Now that we know order was originally enforced as a mechanism to allow for mandatory fields, and the mandatory ordering inherent in
xsd:sequence was a byproduct of validating mandatory fields, the question arises: is it still necessary? Technically, no; but in practice, unfortunately, yes.
In April 2012, the World Wide Web Consortium (W3C), the standards agency responsible for XML, released an upgraded specification for XSD version 1.1. Within this upgraded specification,
xsd:all was given the ability to have
xsd:any as a child element, and the fixed
maxOccurs="1" requirement was lifted. Technically speaking, if IATI were able to use XSD 1.1, we would be able to freely exchange our
xsd:sequence groupings for
xsd:all, and do away with element order as a mandatory part of validation.
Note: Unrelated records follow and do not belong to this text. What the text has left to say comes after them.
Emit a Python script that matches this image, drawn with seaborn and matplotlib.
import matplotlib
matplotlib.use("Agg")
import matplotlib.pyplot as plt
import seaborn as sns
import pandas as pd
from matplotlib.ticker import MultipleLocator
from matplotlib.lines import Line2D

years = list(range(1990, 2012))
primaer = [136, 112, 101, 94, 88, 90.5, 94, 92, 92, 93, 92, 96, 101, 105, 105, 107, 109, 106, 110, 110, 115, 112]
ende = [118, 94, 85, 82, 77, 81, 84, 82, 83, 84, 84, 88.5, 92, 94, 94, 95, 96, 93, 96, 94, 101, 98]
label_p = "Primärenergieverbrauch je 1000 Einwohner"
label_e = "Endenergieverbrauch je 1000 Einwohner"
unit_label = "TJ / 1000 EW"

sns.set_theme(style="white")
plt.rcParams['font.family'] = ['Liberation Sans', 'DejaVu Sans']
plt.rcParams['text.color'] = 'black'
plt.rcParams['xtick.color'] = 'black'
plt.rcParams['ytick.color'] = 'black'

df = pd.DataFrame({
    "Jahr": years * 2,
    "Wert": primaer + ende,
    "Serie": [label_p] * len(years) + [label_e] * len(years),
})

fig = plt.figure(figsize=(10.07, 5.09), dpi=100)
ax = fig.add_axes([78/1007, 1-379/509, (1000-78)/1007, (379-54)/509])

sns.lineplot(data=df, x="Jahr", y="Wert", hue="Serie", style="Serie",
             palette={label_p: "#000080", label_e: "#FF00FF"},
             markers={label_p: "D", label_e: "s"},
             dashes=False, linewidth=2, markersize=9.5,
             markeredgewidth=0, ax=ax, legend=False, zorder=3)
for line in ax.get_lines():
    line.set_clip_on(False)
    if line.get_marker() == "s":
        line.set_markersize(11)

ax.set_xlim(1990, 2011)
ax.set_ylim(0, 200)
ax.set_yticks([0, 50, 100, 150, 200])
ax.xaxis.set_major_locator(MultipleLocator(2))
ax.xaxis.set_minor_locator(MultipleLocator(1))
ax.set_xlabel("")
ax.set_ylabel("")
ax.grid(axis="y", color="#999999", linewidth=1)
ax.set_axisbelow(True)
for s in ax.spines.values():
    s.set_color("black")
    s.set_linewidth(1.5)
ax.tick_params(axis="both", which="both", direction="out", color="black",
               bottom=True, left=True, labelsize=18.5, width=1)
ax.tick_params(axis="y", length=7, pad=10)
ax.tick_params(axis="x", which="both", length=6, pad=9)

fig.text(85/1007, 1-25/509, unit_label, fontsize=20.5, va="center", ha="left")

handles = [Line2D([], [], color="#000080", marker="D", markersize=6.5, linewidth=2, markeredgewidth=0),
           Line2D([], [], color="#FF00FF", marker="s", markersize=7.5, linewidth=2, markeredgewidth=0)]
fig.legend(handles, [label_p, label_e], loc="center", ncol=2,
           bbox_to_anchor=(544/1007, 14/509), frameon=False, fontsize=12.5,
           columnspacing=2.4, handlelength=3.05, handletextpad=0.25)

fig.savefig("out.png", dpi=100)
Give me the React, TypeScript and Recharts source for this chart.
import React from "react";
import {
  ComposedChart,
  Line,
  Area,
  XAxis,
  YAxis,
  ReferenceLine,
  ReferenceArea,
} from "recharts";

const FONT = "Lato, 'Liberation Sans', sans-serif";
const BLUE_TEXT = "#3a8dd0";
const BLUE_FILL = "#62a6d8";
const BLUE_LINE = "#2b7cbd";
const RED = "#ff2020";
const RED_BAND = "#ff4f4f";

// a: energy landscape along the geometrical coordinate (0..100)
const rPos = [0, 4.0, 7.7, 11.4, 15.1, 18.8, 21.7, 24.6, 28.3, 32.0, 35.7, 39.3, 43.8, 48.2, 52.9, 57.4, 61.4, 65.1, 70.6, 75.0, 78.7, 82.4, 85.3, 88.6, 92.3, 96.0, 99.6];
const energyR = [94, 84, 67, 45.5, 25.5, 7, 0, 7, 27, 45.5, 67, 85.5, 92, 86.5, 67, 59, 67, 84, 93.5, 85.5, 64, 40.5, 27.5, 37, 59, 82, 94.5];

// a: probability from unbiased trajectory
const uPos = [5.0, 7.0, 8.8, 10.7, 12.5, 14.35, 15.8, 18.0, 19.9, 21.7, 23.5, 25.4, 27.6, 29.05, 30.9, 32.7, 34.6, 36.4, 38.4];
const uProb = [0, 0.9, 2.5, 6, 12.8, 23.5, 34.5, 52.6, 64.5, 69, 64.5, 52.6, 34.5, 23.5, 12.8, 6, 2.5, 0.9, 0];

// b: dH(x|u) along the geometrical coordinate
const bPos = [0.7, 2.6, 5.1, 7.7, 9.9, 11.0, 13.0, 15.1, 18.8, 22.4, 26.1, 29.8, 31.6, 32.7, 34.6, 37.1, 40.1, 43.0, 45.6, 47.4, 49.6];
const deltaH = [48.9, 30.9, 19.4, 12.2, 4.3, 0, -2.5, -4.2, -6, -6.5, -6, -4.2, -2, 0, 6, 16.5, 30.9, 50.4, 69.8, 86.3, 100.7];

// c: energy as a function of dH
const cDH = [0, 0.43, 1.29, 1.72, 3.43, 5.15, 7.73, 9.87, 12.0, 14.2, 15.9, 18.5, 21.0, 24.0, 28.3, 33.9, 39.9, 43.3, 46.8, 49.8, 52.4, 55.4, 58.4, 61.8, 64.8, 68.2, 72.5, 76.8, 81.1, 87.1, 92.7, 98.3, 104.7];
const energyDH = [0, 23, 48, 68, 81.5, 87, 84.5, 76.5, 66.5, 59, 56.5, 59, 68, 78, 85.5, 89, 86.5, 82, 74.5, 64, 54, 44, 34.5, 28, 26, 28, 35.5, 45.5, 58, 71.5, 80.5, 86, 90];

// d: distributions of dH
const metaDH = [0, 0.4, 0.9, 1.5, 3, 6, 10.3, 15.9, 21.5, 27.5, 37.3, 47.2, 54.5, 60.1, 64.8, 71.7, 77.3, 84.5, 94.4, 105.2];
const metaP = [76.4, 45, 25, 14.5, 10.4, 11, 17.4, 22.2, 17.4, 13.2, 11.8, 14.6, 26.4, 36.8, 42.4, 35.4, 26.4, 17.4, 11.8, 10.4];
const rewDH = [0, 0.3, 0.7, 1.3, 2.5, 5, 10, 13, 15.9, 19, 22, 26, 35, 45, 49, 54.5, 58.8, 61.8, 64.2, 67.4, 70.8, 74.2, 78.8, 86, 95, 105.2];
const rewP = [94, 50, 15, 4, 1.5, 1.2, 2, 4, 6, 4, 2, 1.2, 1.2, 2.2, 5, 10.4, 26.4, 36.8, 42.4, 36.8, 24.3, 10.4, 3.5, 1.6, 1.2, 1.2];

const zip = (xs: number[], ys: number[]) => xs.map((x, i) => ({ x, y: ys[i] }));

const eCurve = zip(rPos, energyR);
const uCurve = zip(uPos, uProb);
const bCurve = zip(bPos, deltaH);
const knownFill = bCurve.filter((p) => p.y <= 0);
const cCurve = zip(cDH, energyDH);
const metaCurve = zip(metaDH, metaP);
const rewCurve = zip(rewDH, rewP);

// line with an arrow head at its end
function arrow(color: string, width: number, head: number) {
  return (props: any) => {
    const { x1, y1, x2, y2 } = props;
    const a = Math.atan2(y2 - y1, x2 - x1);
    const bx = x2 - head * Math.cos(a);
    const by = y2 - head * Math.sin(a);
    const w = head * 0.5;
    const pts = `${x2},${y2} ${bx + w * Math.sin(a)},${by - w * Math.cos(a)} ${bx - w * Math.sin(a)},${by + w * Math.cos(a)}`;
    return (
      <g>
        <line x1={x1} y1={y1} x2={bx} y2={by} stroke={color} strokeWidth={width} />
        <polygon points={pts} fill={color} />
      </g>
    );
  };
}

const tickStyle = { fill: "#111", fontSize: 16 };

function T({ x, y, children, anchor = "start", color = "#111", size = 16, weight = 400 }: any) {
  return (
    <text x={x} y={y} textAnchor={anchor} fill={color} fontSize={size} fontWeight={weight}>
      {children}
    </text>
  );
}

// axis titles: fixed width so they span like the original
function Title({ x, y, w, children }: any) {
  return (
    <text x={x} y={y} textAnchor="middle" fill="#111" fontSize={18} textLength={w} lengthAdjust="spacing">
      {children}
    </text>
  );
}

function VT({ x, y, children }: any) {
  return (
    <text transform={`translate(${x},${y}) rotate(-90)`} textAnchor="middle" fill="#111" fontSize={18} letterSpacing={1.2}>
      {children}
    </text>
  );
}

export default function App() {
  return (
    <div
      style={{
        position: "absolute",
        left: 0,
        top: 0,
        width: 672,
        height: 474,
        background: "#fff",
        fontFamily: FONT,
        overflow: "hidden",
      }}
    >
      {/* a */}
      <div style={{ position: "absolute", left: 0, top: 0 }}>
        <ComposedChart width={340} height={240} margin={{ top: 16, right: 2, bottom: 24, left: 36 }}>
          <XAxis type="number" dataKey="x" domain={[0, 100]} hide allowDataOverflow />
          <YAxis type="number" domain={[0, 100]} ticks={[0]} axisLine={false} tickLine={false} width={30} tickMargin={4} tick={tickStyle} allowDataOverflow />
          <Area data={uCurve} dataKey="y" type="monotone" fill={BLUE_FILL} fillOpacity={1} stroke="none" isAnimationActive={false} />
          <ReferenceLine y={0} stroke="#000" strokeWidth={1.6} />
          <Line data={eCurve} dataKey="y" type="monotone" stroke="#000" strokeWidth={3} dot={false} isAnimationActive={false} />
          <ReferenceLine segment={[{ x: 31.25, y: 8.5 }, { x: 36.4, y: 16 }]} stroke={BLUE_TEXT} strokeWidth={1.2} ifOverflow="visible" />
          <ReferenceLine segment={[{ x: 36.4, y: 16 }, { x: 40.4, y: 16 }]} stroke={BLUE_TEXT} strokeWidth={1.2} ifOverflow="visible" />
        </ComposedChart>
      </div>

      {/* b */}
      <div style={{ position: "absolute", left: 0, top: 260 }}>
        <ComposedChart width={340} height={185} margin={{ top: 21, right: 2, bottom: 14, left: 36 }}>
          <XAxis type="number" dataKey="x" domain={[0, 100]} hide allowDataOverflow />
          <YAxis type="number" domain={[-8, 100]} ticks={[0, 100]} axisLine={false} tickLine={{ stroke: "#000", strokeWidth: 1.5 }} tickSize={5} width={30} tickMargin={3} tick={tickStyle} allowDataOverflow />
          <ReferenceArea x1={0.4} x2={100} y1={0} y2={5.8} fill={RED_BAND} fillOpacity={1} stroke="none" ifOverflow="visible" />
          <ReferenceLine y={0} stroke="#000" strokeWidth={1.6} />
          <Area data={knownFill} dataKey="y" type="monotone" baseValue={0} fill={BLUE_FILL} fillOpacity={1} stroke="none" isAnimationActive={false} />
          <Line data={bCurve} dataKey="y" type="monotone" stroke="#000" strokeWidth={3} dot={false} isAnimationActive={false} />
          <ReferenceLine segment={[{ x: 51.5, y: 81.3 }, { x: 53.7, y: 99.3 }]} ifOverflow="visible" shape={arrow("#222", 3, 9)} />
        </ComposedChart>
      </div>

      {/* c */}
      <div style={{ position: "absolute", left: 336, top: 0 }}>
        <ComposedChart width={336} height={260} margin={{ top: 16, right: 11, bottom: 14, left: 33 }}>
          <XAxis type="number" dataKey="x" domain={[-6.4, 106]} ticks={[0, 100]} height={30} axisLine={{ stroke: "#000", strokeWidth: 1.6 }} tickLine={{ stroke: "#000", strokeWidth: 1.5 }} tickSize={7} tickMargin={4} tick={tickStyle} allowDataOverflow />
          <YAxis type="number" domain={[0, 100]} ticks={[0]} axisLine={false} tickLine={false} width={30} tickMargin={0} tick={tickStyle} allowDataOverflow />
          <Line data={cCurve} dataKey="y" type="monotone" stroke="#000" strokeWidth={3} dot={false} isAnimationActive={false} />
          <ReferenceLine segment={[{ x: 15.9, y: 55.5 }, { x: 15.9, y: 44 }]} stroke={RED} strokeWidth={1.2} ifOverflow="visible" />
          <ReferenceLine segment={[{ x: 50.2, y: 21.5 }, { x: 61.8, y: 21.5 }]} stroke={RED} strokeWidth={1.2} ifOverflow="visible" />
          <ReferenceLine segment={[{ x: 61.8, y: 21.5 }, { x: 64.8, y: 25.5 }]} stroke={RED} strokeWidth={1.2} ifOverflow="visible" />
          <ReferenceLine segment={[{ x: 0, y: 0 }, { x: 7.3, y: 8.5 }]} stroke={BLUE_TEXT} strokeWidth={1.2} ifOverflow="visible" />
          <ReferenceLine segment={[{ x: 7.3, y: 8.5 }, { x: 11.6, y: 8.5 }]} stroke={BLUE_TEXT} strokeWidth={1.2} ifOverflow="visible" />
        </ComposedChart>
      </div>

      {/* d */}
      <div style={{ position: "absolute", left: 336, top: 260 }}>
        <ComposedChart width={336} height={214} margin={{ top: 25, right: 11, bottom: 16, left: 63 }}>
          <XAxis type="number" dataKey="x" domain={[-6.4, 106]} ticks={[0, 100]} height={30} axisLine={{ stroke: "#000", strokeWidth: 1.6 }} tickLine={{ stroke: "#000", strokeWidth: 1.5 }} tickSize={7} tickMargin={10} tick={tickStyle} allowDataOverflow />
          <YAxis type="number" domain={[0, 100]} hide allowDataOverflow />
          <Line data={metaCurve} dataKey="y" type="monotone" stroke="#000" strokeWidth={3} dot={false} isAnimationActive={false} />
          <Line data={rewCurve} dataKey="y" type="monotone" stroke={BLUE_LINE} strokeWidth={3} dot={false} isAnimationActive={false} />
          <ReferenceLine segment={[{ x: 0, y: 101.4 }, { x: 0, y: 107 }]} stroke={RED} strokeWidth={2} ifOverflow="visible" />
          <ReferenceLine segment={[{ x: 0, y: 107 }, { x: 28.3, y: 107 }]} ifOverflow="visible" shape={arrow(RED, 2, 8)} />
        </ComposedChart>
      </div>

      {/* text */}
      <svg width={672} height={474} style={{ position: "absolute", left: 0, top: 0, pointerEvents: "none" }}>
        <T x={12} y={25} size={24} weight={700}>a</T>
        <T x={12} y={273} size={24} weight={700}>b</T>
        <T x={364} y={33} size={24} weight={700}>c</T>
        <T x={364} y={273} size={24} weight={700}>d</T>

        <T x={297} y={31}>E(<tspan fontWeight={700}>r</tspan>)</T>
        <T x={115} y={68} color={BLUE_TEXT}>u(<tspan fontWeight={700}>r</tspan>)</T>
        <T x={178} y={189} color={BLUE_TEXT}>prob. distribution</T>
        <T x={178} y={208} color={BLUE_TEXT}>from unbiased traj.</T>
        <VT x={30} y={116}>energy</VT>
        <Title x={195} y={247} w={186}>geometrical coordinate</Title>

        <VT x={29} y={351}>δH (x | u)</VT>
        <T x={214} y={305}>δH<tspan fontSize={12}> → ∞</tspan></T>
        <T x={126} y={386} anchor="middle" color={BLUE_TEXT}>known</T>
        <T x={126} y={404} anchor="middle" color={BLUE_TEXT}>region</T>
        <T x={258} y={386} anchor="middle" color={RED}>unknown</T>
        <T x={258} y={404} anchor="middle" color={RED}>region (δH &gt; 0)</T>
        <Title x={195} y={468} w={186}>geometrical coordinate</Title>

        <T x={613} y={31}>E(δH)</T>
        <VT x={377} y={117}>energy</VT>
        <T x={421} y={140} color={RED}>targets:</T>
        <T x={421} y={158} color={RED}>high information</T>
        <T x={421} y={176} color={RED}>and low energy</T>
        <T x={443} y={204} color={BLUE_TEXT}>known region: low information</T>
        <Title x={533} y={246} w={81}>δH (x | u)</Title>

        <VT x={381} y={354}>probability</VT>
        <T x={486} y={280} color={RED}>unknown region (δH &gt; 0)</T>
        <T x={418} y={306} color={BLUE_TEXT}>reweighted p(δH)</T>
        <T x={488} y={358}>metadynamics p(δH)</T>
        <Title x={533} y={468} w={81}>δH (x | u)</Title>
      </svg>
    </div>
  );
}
However, in the 10 years since the launch of XSD 1.1, few XML libraries have implemented it. For example, the
libxmljs2 library that we currently use for the IATI Validator does not support XSD 1.1, and the author of the dependent library
libxmljs2-xsd has explicitly written in their documentation:
As of now, XSD 1.1 is not supported, and the author does not actively work on it. Feel free to submit a PR if you want to.
In conclusion, unless IATI dedicates the resources to writing XML parsing libraries that support the XSD 1.1 standard or moves away from XML entirely, we must continue to enforce IATI element order as a part of validating mandatory elements in the IATI Validator.